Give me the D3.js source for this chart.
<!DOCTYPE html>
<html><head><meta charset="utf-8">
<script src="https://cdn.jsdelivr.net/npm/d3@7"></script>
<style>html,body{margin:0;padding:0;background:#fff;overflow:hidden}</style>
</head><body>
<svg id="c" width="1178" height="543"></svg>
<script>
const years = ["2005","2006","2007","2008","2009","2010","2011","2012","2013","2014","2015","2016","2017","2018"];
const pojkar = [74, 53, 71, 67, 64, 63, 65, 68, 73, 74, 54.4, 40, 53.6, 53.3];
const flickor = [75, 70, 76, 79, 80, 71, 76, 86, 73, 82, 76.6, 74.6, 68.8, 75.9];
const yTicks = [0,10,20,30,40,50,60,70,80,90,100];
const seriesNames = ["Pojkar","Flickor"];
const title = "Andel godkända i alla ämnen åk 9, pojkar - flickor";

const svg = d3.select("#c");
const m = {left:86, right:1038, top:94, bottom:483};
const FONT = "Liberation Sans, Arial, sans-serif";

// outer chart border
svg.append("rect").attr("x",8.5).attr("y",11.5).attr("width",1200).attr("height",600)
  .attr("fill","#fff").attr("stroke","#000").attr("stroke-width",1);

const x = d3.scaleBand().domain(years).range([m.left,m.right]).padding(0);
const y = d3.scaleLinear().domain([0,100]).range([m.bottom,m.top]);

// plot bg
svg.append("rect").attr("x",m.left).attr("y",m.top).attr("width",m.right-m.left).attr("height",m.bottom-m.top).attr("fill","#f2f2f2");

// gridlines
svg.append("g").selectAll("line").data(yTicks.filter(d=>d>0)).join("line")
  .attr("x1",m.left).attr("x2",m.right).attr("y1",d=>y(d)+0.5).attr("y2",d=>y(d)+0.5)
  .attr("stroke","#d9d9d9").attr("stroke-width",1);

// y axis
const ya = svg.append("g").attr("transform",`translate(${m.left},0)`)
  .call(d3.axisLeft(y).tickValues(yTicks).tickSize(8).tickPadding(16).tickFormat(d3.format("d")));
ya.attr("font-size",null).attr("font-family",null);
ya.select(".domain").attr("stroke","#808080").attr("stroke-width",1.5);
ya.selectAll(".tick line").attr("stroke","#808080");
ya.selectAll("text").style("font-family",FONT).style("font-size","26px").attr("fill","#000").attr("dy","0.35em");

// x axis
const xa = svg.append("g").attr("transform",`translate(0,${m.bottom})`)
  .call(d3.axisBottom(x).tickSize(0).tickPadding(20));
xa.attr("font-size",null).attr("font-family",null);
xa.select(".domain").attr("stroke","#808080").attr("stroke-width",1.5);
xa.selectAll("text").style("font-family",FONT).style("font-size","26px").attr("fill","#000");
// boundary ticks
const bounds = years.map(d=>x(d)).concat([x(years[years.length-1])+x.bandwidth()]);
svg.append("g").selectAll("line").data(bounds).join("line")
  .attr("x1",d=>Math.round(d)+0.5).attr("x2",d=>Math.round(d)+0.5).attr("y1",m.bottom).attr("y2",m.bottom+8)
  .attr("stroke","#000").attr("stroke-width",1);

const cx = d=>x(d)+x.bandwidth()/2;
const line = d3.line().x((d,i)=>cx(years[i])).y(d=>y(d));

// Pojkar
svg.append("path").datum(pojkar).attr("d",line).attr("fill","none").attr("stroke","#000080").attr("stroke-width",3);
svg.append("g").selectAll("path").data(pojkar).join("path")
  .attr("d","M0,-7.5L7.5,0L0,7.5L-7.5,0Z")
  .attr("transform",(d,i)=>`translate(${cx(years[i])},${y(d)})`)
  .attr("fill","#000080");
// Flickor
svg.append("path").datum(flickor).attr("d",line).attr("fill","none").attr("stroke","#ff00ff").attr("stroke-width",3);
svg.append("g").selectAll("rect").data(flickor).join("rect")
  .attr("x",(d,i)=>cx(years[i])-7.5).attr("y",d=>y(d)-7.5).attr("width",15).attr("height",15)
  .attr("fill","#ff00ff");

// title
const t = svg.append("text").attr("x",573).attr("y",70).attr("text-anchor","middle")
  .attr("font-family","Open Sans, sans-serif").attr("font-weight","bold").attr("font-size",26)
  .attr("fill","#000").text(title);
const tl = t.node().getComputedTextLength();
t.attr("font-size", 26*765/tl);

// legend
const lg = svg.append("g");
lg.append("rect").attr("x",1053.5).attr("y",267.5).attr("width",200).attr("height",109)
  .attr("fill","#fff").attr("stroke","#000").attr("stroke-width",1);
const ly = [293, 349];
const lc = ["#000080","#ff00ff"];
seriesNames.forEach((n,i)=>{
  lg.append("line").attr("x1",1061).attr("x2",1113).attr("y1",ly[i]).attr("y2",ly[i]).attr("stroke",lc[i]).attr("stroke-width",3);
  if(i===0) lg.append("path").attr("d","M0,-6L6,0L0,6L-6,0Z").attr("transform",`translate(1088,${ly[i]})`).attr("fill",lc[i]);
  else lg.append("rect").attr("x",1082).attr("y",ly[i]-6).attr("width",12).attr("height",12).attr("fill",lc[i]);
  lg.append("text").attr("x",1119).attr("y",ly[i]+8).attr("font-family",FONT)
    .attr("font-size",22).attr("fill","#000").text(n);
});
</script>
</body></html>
...
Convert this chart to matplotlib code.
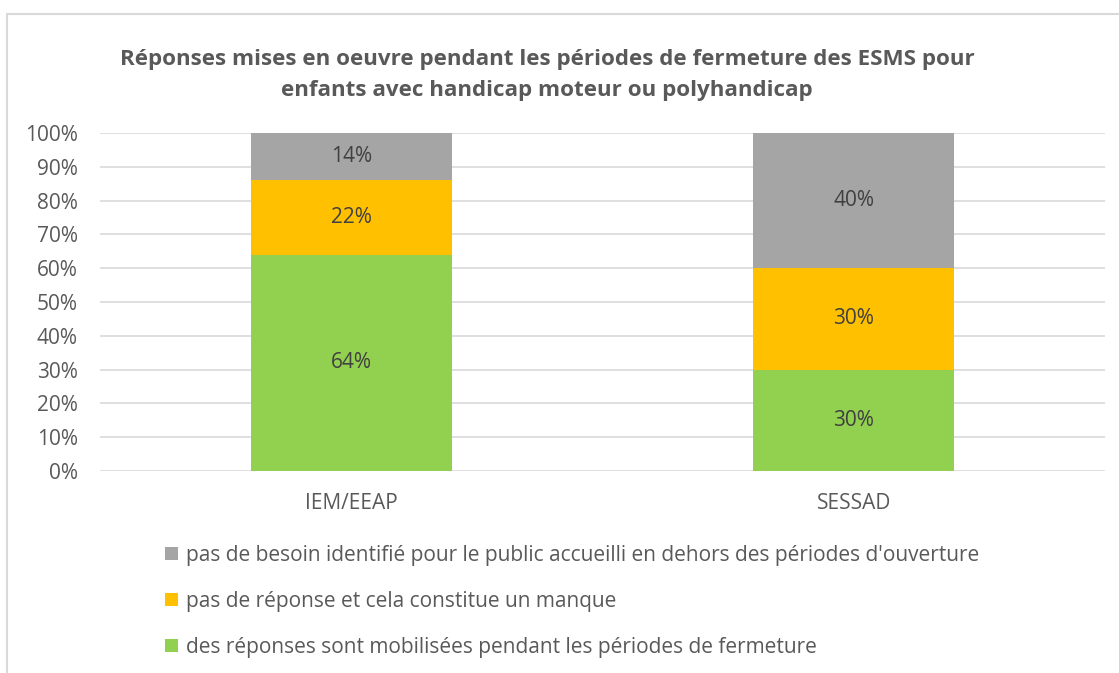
==
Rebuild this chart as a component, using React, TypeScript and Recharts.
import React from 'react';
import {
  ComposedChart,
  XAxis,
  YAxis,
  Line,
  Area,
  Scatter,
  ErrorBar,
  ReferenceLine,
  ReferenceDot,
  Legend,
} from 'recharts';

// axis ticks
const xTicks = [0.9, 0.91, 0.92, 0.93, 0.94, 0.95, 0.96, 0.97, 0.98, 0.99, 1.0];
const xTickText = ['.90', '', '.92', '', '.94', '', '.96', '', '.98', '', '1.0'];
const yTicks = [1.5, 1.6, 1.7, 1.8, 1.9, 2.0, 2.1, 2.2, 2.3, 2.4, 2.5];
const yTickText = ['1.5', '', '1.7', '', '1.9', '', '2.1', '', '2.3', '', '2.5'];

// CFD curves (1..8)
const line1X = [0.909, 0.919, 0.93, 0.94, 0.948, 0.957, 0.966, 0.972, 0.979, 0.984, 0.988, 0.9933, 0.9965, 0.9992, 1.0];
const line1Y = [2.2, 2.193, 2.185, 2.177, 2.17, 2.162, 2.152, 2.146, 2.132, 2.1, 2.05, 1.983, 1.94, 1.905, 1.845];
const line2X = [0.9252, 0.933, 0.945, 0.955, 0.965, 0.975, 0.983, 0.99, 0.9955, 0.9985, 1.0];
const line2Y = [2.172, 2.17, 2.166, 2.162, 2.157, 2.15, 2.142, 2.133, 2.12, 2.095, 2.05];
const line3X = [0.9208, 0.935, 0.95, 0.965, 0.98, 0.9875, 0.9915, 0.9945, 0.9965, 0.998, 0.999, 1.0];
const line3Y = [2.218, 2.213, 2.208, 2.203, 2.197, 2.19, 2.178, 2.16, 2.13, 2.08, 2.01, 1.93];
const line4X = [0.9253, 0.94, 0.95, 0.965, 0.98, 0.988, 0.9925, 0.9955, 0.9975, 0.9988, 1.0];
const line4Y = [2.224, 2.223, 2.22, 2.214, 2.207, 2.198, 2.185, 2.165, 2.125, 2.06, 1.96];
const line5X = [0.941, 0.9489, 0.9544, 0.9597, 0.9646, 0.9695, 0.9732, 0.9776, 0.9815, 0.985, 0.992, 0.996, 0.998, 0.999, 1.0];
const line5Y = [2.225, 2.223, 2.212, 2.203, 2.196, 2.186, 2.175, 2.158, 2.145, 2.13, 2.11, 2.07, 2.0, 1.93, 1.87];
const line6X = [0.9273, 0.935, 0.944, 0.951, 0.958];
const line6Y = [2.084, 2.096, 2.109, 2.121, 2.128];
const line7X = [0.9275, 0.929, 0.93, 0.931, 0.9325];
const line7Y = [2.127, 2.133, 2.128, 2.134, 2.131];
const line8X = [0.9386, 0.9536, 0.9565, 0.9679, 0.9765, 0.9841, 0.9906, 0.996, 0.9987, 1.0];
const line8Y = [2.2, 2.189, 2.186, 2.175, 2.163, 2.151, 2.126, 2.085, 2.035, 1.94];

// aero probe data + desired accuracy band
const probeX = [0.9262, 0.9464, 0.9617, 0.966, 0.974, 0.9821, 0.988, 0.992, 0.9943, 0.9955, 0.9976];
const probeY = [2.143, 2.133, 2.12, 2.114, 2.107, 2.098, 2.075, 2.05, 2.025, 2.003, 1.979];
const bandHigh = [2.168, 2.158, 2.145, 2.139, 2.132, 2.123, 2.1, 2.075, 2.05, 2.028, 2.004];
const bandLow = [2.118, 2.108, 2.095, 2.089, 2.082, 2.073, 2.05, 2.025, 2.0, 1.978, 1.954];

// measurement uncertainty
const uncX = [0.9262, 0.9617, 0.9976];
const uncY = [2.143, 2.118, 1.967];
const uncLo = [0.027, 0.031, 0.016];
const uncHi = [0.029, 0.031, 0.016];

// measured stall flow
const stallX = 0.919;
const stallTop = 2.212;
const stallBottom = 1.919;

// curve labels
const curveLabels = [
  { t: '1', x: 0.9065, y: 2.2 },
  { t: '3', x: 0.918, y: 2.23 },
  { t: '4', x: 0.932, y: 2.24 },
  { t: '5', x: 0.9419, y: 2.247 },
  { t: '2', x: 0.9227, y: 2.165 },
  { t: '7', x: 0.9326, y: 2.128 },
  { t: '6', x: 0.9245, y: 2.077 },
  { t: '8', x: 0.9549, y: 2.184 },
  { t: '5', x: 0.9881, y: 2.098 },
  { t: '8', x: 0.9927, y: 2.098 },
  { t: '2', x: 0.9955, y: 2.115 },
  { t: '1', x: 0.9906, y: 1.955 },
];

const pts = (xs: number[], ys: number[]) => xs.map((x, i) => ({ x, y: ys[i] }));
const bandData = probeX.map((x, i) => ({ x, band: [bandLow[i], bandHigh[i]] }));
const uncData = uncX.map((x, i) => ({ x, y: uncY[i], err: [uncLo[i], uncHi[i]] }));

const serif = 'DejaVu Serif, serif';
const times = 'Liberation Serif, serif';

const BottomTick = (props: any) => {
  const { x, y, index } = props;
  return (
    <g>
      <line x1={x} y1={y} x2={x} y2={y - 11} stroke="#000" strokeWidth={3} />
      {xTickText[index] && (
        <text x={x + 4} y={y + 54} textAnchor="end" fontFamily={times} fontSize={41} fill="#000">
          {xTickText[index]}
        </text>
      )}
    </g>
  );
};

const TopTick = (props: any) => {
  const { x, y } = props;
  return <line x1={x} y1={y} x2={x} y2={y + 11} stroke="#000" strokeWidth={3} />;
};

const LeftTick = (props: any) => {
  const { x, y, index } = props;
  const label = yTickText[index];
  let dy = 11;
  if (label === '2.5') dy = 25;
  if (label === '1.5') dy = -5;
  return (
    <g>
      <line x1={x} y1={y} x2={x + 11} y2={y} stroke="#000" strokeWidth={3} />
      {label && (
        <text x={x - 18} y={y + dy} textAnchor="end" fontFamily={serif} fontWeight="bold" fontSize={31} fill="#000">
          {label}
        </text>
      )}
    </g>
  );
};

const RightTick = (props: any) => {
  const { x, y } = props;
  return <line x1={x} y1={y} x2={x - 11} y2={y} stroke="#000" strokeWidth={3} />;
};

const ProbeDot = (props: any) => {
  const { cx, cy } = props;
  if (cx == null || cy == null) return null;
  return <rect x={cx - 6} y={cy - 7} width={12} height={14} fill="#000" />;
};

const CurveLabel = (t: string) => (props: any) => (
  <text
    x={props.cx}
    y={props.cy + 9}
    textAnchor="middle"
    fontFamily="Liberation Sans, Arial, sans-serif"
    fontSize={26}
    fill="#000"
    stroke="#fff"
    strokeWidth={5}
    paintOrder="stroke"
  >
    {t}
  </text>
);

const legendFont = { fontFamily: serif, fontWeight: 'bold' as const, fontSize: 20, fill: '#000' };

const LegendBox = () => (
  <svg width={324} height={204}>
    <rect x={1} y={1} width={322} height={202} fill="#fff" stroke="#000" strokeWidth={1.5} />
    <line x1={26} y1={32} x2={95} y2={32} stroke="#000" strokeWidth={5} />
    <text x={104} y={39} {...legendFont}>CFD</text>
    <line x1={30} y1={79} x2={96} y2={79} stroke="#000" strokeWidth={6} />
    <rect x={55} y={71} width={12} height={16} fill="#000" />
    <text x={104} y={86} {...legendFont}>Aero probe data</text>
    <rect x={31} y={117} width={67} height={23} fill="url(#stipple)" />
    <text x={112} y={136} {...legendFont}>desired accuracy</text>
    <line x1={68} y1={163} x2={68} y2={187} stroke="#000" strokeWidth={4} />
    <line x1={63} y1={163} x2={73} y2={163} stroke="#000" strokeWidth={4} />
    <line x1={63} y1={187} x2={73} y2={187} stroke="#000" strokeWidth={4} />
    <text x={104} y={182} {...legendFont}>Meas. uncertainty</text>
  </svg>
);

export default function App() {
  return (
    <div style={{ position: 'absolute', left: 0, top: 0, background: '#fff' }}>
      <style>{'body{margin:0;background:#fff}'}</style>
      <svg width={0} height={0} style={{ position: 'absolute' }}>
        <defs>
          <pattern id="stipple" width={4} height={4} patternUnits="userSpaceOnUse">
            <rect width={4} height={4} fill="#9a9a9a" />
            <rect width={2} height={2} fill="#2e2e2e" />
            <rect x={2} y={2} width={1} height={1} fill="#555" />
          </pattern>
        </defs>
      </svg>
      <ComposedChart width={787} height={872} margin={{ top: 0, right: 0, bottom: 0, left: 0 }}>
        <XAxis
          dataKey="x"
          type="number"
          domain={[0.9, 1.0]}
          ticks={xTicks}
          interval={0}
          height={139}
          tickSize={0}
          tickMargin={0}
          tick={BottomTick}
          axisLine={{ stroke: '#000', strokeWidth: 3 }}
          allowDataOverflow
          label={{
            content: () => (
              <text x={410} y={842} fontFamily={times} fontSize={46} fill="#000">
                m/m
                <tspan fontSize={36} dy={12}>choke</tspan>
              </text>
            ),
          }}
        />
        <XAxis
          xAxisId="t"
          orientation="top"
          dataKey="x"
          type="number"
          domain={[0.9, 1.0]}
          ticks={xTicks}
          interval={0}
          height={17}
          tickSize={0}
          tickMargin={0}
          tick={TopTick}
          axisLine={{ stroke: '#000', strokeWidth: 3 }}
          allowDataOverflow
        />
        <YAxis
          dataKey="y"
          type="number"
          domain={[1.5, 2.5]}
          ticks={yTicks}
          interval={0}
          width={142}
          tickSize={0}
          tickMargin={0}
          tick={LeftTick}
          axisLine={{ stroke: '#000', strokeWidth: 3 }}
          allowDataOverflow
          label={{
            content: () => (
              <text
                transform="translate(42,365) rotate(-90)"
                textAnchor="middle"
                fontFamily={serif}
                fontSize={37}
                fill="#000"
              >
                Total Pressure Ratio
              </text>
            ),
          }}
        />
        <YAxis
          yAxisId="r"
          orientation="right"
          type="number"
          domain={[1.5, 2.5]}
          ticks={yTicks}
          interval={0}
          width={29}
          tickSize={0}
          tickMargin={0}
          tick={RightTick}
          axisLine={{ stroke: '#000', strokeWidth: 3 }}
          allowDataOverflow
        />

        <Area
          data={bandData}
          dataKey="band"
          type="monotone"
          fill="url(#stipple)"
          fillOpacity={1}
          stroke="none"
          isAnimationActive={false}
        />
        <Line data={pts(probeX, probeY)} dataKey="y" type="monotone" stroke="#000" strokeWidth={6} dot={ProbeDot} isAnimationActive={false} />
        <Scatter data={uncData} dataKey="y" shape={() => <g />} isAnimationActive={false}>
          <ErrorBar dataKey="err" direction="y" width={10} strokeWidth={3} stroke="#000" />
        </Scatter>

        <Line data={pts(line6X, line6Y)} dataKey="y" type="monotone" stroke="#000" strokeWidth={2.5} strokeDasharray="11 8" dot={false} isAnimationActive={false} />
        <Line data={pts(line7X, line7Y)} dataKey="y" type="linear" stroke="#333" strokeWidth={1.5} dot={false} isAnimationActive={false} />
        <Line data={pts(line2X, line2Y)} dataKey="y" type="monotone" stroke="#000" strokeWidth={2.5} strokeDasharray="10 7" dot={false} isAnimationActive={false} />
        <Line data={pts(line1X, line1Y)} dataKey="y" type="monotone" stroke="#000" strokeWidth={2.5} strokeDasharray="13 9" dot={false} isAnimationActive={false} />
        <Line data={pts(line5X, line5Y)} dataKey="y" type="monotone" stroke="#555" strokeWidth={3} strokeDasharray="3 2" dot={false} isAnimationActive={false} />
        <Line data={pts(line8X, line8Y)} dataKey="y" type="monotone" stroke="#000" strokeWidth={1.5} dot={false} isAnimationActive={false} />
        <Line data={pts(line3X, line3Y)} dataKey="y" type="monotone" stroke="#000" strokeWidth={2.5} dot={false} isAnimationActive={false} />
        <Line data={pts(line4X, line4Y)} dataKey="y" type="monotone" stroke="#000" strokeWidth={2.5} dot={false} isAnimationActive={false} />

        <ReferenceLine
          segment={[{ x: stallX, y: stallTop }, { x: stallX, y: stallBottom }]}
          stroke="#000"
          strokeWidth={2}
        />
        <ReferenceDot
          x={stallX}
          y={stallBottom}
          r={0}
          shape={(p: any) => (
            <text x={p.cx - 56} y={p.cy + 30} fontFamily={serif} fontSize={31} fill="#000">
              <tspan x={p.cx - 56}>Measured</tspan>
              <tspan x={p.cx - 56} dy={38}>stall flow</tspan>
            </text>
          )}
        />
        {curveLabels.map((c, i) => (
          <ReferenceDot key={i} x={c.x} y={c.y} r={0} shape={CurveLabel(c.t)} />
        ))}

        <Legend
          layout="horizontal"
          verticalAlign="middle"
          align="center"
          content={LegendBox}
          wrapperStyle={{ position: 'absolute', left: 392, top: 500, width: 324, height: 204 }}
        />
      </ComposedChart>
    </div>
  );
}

## Exercise description
Using the entries shown above, reproduce verbatim the lines from the line bearing "Give me the D3.js source for this chart." to the line bearing "godkända i alla", inclusive.

## Complete response
Give me the D3.js source for this chart.
<!DOCTYPE html>
<html><head><meta charset="utf-8">
<script src="https://cdn.jsdelivr.net/npm/d3@7"></script>
<style>html,body{margin:0;padding:0;background:#fff;overflow:hidden}</style>
</head><body>
<svg id="c" width="1178" height="543"></svg>
<script>
const years = ["2005","2006","2007","2008","2009","2010","2011","2012","2013","2014","2015","2016","2017","2018"];
const pojkar = [74, 53, 71, 67, 64, 63, 65, 68, 73, 74, 54.4, 40, 53.6, 53.3];
const flickor = [75, 70, 76, 79, 80, 71, 76, 86, 73, 82, 76.6, 74.6, 68.8, 75.9];
const yTicks = [0,10,20,30,40,50,60,70,80,90,100];
const seriesNames = ["Pojkar","Flickor"];
const title = "Andel godkända i alla ämnen åk 9, pojkar - flickor";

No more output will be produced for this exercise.